Attempting to manage the problems he has created in trying to mix allegory, psychology, metafiction, mystery and a parable about the Holocaust (not to mention our inhumanity to animals) in under 200 pages, Martel also makes Henry explain the book’s flaws: “There seemed to be essentially no action and no plot in it. Just two characters by a tree talking. It had worked with Beckett and Diderot. Mind you, those two were crafty and they packed a lot of action into the apparent inaction. But inaction wasn’t working for the author of A 20th-Century Shirt.” No kidding.
“About what happens in the play,” Henry tells Henry, “in effect what happens is they talk about talk.” This means that in effect what happens in the novel is they talk about a play in which what happens is they talk about talk, and they talk about silence, and they talk about horror, and they talk about the unrepresentable. Then a few bad things happens from which we are entirely insulated by all of the talk, all of the silence, all of the abstraction, and the fact that this is a taxidermist we don’t like narrating a play about a stuffed monkey and donkey to a protagonist whose total solipsism insulates us even further from caring about any of it.
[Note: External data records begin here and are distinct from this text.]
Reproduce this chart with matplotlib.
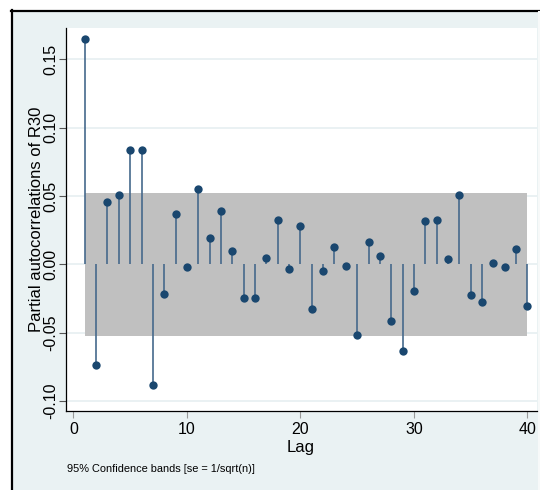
import matplotlib
matplotlib.use("Agg")
import matplotlib.pyplot as plt
from matplotlib.lines import Line2D
from matplotlib.patches import Rectangle
from matplotlib.ticker import FormatStrFormatter

plt.rcParams['font.family'] = ['Liberation Sans', 'DejaVu Sans']

# Partial autocorrelations of R30, lags 1..40
lags = list(range(1, 41))
pacf = [0.1649, -0.0737, 0.0456, 0.0510, 0.0834, 0.0839, -0.0883, -0.0220,
        0.0371, -0.0022, 0.0549, 0.0190, 0.0393, 0.0098, -0.0249, -0.0249,
        0.0046, 0.0324, -0.0032, 0.0278, -0.0327, -0.0051, 0.0127, -0.0012,
        -0.0520, 0.0161, 0.0061, -0.0412, -0.0634, -0.0193, 0.0315, 0.0324,
        0.0037, 0.0510, -0.0224, -0.0273, 0.0007, -0.0017, 0.0112, -0.0307]
conf_band = 0.0522
yticks = [-0.10, -0.05, 0.00, 0.05, 0.10, 0.15]
xticks = [0, 10, 20, 30, 40]

W, H = 540, 490
fig = plt.figure(figsize=(W / 100, H / 100), dpi=100)
fig.patch.set_facecolor('white')

# graph region background with dark frame on left and top
bg = '#eaf2f3'
fig.patches.append(Rectangle((12 / W, 0), 1 - 12 / W, 1 - 11 / H,
                             transform=fig.transFigure, facecolor=bg,
                             edgecolor='none', zorder=-2))
fig.lines.append(Line2D([12 / W, 12 / W], [0, 1 - 10 / H], transform=fig.transFigure,
                        color='black', lw=1.6, zorder=-1))
fig.lines.append(Line2D([11 / W, 1], [1 - 11 / H, 1 - 11 / H], transform=fig.transFigure,
                        color='black', lw=1.6, zorder=-1))
fig.lines.append(Line2D([538.5 / W, 538.5 / W], [0, 1 - 12 / H], transform=fig.transFigure,
                        color='#f7f9f9', lw=1.5, zorder=-1))

left, right, top, bottom = 65.5, 536.5, 28, 411
ax = fig.add_axes([left / W, 1 - bottom / H, (right - left) / W, (bottom - top) / H])
ax.set_zorder(2)
ax.set_facecolor('white')

ax.set_xlim(-0.7, 40.8)
ax.set_ylim(-0.1073, 0.1729)

for v in yticks:
    ax.axhline(v, color='#e6eff1', lw=1.2, zorder=0)

ax.fill_between([lags[0], lags[-1]], -conf_band, conf_band, color='#c0c0c0',
                lw=0, zorder=1)

navy = '#1a476f'
ax.vlines(lags, 0, pacf, color='#46698c', lw=1.2, zorder=2)
ax.plot(lags, pacf, 'o', color=navy, markersize=6.0, markeredgewidth=0, zorder=3)

ax.set_yticks(yticks)
ax.yaxis.set_major_formatter(FormatStrFormatter('%.2f'))
ax.set_xticks(xticks)
for lab in ax.get_yticklabels():
    lab.set_rotation(90)
    lab.set_va('center')
ax.tick_params(axis='y', length=5, width=0.8, color='#555555', labelsize=11.5, pad=0)
ax.tick_params(axis='x', length=5, width=0.8, color='#999999', labelsize=11.5, pad=3)

for s in ['top', 'right']:
    ax.spines[s].set_visible(False)
for s in ['left', 'bottom']:
    ax.spines[s].set_color('black')
    ax.spines[s].set_linewidth(0.9)

ax.set_ylabel('Partial autocorrelations of R30', fontsize=12, labelpad=0)
ax.set_xlabel('Lag', fontsize=12, labelpad=2)

fig.text(67 / W, 1 - 469 / H, '95% Confidence bands [se = 1/sqrt(n)]',
         fontsize=7.9, va='center', ha='left')

fig.savefig('out.png', dpi=100, facecolor=fig.get_facecolor())
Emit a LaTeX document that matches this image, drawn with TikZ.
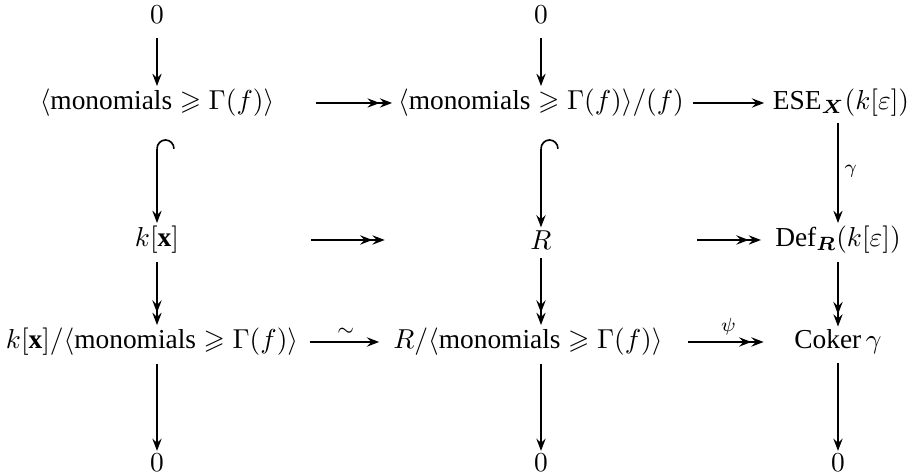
\documentclass[tikz,border=0pt]{standalone}
\usepackage{amsmath,amssymb,bm}
\usepackage{fontspec}
\setmainfont{Liberation Serif}
\usetikzlibrary{arrows.meta, positioning}

\newcommand{\mons}{\langle\text{monomials}\geqslant\Gamma(f)\rangle}

\begin{document}
\begin{tikzpicture}[
    x=0.365pt, y=-0.365pt,
    obj/.style={inner sep=1pt},
    arrow/.style={-{Stealth[length=4.5pt, width=3.4pt, inset=1.6pt]}, line width=0.6pt},
    onto/.style={-{Stealth[length=4.5pt, width=3.4pt, inset=1.6pt] Stealth[length=4.5pt, width=3.4pt, inset=1.6pt]}, line width=0.6pt},
    incl/.style={{Hooks[right, arc=180, length=3.5pt, width=13pt]}-{Stealth[length=4.5pt, width=3.4pt, inset=1.6pt]}, line width=0.6pt},
    lab/.style={font=\scriptsize, inner sep=2pt}
]
\useasboundingbox (0,0) rectangle (913,476);

% first column
\node[obj] (z1) at (157,15) {$0$};
\node[obj] (A) at (157,103) {$\mons$};
\node[obj] (kx) at (157,240) {$k[\mathbf{x}]$};
\node[obj] (q1) at (152,342) {$k[\mathbf{x}]/\mons$};
\node[obj] (o1) at (157,463) {$0$};

% second column
\node[obj] (z2) at (541,15) {$0$};
\node[obj] (B) at (541,103) {$\mons/(f)$};
\node[obj] (R) at (541,240) {$R$};
\node[obj] (q2) at (528,342) {$R/\mons$};
\node[obj] (o2) at (541,463) {$0$};

% third column
\node[obj] (ese) at (841,103) {$\mathrm{ESE}_{\bm{X}}(k[\varepsilon])$};
\node[obj] (def) at (838,240) {$\mathrm{Def}_{\bm{R}}(k[\varepsilon])$};
\node[obj] (cok) at (838,342) {$\operatorname{Coker}\gamma$};
\node[obj] (o3) at (838,463) {$0$};

% vertical maps
\draw[arrow, shorten <=4pt] (z1) -- (A);
\draw[incl, shorten <=7pt] (A) -- (kx);
\draw[onto, shorten <=2pt] (kx) -- (kx |- q1.north);
\draw[arrow, shorten <=2pt] (kx |- q1.south) -- (o1);
\draw[arrow, shorten <=4pt] (z2) -- (B);
\draw[incl, shorten <=7pt] (B) -- (R);
\draw[onto, shorten <=2pt] (R) -- (R |- q2.north);
\draw[arrow, shorten <=2pt] (R |- q2.south) -- (o2);
\draw[arrow, shorten <=1pt] (ese.south -| def) -- (def) node[midway, right, lab] {$\gamma$};
\draw[onto, shorten <=2pt] (def) -- (cok);
\draw[arrow, shorten <=2pt] (cok) -- (o3);

% horizontal maps
\draw[onto, shorten <=14pt, shorten >=1pt] (A) -- (B);
\draw[arrow, shorten <=2pt, shorten >=2pt] (B) -- (ese);
\draw[onto, shorten <=47pt, shorten >=52pt] (kx) -- (R);
\draw[onto, shorten <=52pt, shorten >=4pt] (R) -- (def);
\draw[arrow, shorten <=3pt, shorten >=4pt] (q1) -- (q2) node[midway, above, lab] {$\sim$};
\draw[onto, shorten <=8pt, shorten >=10pt] (q2) -- (cok) node[midway, above, lab] {$\psi$};

\end{tikzpicture}
\end{document}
At the end, author Henry develops some “games,” twelve brief questions posing to the reader the kind of moral quandaries William Styron so successfully dramatized in Sophie’s Choice: would you allow your son to endanger his life to try to save the rest of the family? If you knew people were about to be killed and you couldn’t stop it, would you warn them? If only Martel had bothered to dramatize any of these dilemmas, and think through the answers rather than abdicating responsibility to the reader, he might have produced a novel that didn’t show the limits of representation quite so painfully.